According to the April 2000 edition of Spin, at one point during Cobain's memorial vigil in April 1994, the song was being "blasted" from the loudspeakers while "an estimated 5,000 kids poured over the fountain, plugging up the spigots, lifting their middle fingers to the skies and howling with gleeful rage."

The song's title is referenced by Nirvana's manager Danny Goldberg in the title of his book Serving The Servant: Remembering Kurt Cobain, released in 2019.

== Personnel ==

- Kurt Cobain – guitar, vocals
- Krist Novoselic – bass
- Dave Grohl – drums

==Accolades==

| Year | Publication | Country | Accolade | Rank |
|---|---|---|---|---|
| 2023 | The A.V. Club | United States | Essential Nirvana: Their 30 greatest songs, ranked | 17 |

==Other releases==

- A remix of the studio version, done by Albini in 2013, appeared on the 20th anniversary "Deluxe" and "Super Deluxe" versions of In Utero in September 2013. Reviewing the reissue in September 2013, Stuart Berman of Pitchfork wrote that "the unearthed cello lines creeping behind the chorus of 'Serve the Servants'" in the 2013 mix brought "a greater sense of melancholy to the fore."
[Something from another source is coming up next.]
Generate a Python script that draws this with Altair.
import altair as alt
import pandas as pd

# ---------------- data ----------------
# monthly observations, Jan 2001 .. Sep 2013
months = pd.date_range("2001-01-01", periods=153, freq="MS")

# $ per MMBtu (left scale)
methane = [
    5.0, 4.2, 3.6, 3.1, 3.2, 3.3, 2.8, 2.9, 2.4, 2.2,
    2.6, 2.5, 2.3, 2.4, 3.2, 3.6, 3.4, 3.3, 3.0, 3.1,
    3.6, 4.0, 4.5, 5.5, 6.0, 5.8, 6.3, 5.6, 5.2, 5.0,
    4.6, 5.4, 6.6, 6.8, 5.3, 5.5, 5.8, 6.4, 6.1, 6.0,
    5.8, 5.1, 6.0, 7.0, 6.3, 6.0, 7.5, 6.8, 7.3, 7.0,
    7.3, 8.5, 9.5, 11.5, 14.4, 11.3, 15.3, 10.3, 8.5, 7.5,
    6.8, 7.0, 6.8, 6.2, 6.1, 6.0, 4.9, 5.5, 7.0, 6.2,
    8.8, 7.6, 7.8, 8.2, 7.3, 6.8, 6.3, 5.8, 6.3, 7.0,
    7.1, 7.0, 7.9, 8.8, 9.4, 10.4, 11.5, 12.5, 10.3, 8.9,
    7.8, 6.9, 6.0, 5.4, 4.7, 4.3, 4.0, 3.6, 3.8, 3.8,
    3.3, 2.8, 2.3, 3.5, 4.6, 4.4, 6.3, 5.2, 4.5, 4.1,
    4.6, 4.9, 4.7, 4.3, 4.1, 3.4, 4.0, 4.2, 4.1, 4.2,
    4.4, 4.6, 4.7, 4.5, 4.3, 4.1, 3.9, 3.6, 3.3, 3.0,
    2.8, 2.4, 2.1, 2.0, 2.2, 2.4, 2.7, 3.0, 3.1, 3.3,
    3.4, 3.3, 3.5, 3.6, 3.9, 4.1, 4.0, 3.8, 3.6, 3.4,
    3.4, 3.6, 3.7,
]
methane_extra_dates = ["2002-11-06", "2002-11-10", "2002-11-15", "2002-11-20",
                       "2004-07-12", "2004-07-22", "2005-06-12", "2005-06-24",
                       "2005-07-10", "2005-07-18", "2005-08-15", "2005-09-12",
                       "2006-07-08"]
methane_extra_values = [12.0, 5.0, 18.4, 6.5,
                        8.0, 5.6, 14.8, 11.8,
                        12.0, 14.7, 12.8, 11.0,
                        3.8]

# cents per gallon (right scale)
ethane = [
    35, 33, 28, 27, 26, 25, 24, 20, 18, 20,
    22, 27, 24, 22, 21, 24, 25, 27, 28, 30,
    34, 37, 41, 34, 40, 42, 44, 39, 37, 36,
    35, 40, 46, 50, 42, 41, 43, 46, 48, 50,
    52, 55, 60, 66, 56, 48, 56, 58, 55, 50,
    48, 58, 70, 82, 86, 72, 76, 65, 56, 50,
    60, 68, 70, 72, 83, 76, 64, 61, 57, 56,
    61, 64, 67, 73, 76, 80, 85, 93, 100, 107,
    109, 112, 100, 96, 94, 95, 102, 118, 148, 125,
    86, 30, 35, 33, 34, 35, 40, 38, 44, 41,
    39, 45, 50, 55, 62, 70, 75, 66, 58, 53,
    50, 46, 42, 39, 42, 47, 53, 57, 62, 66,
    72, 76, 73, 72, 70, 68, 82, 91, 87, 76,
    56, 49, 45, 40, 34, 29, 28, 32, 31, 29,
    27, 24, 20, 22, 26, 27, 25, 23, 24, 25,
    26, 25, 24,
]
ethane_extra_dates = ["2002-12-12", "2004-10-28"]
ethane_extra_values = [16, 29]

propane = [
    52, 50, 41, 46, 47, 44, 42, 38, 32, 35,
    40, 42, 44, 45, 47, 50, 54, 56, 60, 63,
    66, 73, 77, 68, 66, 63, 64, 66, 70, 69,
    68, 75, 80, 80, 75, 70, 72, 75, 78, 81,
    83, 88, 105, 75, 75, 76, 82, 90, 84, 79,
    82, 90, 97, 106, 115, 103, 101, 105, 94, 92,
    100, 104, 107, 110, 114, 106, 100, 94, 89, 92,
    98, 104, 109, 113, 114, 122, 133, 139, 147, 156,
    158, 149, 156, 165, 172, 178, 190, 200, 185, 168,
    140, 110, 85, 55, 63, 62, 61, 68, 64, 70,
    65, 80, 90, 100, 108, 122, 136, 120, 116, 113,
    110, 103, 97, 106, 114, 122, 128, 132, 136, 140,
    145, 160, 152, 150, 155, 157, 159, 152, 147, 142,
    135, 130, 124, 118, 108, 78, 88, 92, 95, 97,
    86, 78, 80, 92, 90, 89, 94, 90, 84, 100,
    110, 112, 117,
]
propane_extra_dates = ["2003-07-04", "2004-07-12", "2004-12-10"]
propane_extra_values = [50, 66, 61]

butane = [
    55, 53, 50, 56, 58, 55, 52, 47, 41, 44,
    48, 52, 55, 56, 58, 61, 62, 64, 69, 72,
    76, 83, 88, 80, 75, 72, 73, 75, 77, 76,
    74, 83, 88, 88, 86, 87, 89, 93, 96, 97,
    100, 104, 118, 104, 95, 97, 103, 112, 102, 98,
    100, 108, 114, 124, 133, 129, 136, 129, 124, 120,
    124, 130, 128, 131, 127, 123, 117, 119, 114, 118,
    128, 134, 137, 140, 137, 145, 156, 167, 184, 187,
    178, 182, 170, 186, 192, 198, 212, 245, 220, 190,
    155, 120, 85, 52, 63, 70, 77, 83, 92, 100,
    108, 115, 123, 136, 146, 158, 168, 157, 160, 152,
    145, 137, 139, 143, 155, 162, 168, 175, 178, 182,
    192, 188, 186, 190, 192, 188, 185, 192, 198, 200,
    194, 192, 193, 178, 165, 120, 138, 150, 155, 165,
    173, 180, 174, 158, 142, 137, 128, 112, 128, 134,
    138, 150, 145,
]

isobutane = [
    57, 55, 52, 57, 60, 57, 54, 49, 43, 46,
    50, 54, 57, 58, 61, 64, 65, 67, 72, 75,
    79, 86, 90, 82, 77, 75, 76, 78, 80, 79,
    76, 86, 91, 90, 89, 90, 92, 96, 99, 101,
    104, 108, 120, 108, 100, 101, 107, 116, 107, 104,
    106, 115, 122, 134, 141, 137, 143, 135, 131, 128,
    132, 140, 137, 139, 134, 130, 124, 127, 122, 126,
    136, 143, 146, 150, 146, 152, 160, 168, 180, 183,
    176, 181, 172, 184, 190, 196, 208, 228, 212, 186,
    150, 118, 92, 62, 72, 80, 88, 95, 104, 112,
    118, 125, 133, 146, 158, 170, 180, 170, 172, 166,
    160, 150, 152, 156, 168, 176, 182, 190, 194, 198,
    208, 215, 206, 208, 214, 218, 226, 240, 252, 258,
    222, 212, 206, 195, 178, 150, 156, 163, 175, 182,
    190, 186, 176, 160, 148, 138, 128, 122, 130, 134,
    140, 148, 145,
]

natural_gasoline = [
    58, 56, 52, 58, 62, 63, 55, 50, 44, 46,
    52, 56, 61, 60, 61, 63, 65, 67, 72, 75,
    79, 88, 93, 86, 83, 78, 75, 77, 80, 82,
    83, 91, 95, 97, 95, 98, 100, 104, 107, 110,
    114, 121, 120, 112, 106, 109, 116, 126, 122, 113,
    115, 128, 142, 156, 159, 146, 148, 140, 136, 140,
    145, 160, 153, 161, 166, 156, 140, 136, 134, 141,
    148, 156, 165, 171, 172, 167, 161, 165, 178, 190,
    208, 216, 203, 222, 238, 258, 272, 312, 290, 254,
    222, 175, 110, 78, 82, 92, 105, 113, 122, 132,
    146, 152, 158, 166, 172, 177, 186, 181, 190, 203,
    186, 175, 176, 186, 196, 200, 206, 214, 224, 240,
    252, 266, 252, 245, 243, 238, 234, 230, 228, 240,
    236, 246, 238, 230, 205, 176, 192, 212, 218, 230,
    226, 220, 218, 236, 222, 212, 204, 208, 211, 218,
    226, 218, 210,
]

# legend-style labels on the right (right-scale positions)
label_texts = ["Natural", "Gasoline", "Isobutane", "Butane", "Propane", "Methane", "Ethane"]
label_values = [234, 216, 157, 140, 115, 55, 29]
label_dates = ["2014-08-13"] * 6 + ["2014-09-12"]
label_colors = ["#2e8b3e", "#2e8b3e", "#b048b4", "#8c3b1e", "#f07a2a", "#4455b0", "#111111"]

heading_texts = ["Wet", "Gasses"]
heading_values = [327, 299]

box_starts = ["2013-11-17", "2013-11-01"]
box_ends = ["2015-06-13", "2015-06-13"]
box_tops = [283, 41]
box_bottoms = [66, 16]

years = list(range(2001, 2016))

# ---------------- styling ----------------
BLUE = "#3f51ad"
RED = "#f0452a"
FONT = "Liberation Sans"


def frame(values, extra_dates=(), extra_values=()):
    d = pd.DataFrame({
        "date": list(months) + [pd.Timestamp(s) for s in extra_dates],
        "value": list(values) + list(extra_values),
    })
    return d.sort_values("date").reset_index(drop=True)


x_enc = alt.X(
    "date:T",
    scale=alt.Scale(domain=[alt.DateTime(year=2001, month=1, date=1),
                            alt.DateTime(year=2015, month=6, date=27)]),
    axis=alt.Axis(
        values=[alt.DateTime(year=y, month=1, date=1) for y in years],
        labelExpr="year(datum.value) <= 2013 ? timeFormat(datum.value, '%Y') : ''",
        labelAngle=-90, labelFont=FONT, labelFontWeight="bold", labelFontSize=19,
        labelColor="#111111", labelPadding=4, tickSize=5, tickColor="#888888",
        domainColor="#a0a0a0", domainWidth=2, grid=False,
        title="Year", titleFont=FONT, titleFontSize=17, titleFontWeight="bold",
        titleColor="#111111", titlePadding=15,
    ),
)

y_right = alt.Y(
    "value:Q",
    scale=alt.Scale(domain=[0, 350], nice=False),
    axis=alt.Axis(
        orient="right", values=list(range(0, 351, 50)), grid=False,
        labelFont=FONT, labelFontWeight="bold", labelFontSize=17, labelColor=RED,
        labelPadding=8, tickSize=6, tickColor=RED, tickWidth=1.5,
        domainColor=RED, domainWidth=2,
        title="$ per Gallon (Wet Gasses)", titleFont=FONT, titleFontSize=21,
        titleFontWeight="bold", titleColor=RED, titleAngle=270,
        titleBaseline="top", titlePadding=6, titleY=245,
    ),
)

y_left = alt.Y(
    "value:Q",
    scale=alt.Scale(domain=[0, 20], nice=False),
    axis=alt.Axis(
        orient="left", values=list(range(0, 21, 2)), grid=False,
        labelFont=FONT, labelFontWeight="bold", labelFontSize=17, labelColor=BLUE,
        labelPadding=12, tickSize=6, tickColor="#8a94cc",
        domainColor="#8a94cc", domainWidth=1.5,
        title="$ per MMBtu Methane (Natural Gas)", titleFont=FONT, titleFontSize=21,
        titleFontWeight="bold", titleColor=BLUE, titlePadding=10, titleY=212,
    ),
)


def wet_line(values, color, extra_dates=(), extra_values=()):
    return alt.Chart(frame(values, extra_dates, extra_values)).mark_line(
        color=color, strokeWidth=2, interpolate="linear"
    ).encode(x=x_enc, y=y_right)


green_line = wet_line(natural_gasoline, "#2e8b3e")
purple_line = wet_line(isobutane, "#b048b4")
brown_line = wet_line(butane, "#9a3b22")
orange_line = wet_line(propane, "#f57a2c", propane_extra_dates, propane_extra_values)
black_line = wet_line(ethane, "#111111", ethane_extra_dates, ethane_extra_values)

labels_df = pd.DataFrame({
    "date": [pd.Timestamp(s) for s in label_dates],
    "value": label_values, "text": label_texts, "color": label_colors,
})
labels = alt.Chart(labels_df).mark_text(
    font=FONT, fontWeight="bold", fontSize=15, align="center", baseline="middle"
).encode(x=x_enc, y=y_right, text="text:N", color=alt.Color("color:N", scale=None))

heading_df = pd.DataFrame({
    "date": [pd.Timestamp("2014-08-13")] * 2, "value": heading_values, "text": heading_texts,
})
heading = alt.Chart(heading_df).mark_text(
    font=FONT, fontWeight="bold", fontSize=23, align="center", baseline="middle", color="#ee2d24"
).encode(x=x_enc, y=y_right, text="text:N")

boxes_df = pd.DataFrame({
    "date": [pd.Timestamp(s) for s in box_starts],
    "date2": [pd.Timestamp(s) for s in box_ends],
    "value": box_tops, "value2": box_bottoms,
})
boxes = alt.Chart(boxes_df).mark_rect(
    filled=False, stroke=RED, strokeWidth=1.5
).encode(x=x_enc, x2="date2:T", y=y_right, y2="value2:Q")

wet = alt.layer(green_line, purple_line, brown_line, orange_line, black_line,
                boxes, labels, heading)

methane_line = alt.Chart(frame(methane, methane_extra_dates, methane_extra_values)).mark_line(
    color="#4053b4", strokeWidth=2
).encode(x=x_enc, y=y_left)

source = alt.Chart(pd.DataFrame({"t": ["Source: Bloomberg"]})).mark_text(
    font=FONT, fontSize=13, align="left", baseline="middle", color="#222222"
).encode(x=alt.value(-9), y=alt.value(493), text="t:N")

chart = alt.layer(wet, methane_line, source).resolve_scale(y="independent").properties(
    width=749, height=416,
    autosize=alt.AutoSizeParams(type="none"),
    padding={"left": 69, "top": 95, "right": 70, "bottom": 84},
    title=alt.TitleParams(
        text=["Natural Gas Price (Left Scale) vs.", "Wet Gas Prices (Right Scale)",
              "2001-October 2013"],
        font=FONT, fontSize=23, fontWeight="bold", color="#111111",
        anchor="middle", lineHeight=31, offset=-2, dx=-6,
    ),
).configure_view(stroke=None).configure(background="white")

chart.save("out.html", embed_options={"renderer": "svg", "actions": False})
- A live version, recorded at Pier 48 in Seattle on December 13, 1993, was released on the live video Live and Loud in September 2013. An edited version of the show, including "Serve the Servants," first aired on MTV on December 31, 1993.

- Three live versions will appear on the 30th anniversary "Super Deluxe" reissue of In Utero, set to be released in October 2023. The set will include the band's full shows at the Great Western Forum in Inglewood, California on December 30, 1993, and at the Seattle Center Arena in Seattle on January 7, 1994, both of which featured versions of "Serve the Servants." An additional live version, recorded on February 22, 1994 at Palaghiaccio in Marino, Italy, will appear as bonus material.

- The live version performed on Tunnel in Rome in February 23, 1994 was released as bonus material on Live and Loud. This version was also released on the bootleg Live at Tunnel Rome Italy 23 Feb 1994 which reached number 93 on the UK Physical Singles Chart in May 2025.